Challenge | Determine how many lines include "React". Give the number and nothing else.

##### Collected data #####

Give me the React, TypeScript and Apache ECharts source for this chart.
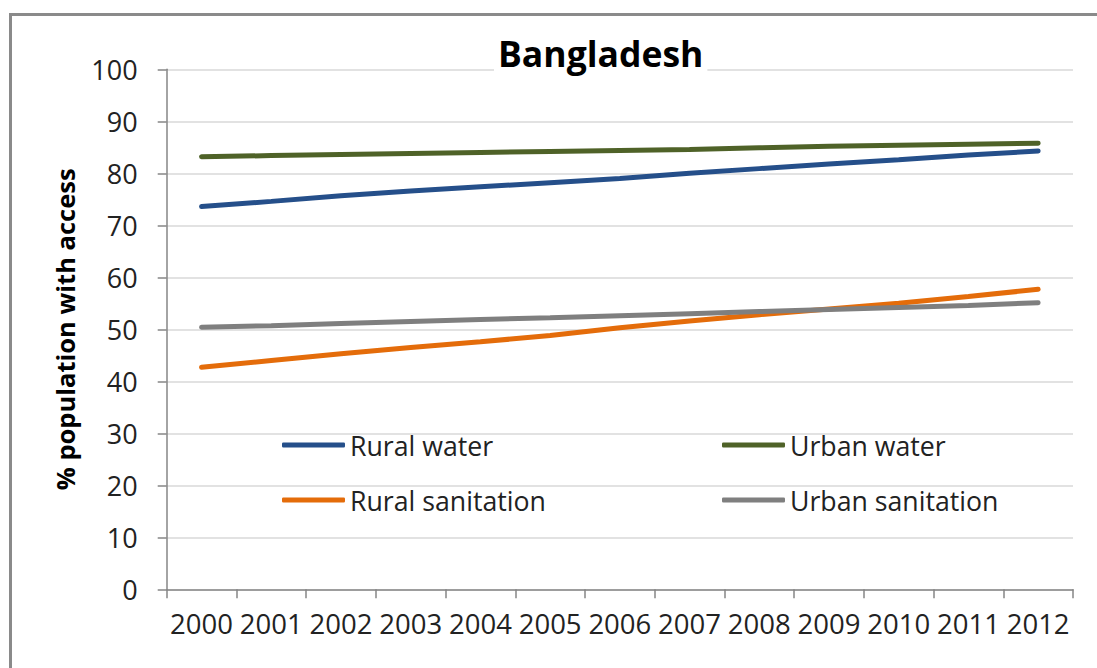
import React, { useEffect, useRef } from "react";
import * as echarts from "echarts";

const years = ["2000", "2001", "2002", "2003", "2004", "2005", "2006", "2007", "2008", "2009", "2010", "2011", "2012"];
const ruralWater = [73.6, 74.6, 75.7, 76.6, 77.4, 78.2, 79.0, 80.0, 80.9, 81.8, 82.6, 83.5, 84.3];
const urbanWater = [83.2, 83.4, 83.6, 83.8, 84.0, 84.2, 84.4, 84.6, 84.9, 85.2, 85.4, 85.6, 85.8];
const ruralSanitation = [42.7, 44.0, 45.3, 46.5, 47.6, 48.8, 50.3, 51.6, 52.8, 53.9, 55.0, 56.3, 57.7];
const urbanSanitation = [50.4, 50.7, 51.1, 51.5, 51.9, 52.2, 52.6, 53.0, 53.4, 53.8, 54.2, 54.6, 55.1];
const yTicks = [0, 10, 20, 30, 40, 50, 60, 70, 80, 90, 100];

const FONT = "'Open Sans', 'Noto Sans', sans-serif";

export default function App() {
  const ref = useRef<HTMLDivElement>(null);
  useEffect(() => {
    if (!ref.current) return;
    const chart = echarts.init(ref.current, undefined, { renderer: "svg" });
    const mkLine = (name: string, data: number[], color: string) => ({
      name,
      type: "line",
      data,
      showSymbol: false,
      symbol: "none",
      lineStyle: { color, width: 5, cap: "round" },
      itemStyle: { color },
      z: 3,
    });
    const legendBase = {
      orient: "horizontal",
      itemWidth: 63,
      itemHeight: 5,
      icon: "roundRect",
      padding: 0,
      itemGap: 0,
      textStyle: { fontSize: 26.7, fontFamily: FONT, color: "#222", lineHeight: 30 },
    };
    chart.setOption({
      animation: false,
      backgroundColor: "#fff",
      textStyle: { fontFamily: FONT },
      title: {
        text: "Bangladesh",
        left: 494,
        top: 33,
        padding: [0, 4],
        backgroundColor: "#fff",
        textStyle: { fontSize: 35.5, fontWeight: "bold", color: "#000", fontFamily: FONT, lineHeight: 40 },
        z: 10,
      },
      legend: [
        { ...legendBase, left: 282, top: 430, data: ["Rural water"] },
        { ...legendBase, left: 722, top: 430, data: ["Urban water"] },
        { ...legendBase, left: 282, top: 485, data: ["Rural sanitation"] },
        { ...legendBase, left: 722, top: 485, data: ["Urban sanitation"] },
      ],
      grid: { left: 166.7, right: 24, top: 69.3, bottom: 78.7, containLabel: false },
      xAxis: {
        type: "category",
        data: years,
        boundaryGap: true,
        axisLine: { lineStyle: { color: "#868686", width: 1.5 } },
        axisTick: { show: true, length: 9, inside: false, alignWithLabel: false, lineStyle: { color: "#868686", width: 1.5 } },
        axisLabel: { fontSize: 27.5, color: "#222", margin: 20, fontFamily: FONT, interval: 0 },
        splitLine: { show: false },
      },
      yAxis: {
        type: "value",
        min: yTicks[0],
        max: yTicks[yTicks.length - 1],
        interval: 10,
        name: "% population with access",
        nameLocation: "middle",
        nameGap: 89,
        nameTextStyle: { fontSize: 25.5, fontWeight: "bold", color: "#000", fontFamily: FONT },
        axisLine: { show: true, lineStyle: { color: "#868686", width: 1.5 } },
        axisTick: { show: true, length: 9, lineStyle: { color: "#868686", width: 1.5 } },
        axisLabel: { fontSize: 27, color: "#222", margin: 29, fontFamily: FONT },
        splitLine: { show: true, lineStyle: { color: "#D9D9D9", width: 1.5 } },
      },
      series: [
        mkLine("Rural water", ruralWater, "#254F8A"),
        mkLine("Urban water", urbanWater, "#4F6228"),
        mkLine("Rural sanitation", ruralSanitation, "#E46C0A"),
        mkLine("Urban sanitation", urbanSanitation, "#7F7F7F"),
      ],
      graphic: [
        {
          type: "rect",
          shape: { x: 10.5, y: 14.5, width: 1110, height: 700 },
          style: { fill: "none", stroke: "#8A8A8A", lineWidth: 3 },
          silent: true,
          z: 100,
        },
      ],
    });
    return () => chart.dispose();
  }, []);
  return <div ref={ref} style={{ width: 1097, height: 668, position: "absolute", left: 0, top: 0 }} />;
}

#####

Written solution | 2